What restrictions do you mean? ISOs are better for the employee because any gain on exercise is not taxed as regular income. If the value is high enough the employee might be subject to alternative minimum tax (AMT), but the possibility of paying no tax is a benefit over NSOs whose gain is taxed as regular income and is subject to tax withholding.


> If the value is high enough the employee might be subject to alternative minimum tax (AMT)

I've never run the numbers, but my impression is that the AMT level is low enough that AMT will be triggered for any exercise where the number and value of options is meaningful.

>but the possibility of paying no tax is a benefit over NSOs whose gain is taxed as regular income and is subject to tax withholding.

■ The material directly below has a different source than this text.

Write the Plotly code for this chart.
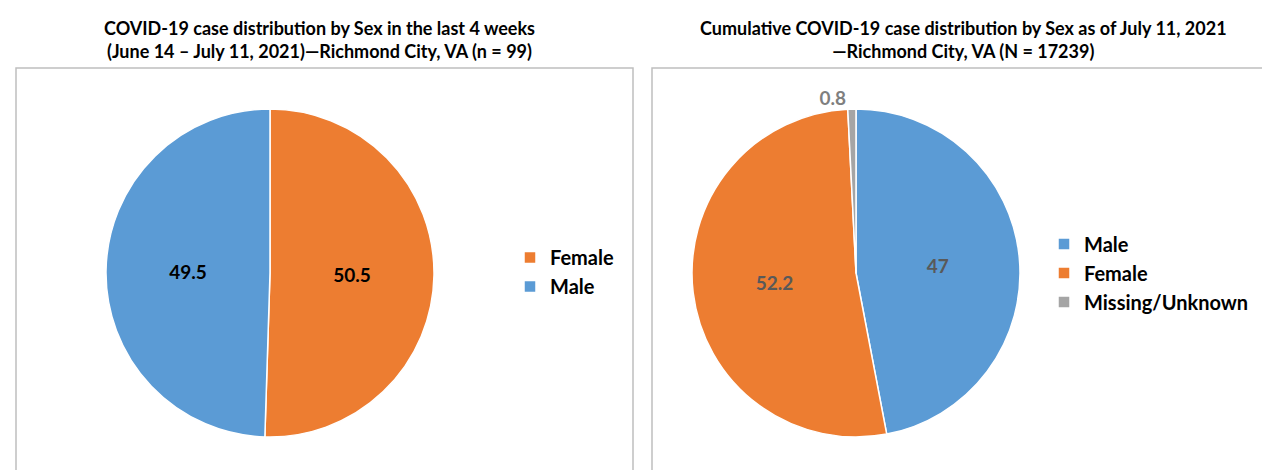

It's not "no tax". It's "deferred tax". But again, in the real world of 6-figure salaries and big mortgage interest deductions in Silicon Valley, the deferral is probably mostly theoretical. Whereas the time limits on ISOs are real and unavoidable.


Good point, "deferred tax" is more appropriate there. "No tax" is misleading.

You might be able to stay out of AMT by splitting ISO exercises across multiple tax years, but that's splitting hairs. You make a good point that this discussion is most interesting in cases where you'd likely be in AMT anyway.


With ISOs, at least 2 years must lapse between the grant date and the employee’s sale of the stock, and at least one year must lapse between the exercise date and the sale of the stock. (This is a restriction - not related to capital gain treatment)

If NSOs are granted with a strike price equal to FMV, there are no taxes due until exercise. If granted at a discount, taxes are due on the difference between grant price and FMV.


The only downside there is the 2-year requirement between grant date and sale of stock, but that is unlikely if the company is still granting ISOs rather than RSUs. The second clause of that sentence is standard long term capital gains, which applies to NSOs as well; there's no restriction on either grant type on when you are allowed to sell the stock units once you exercise the option.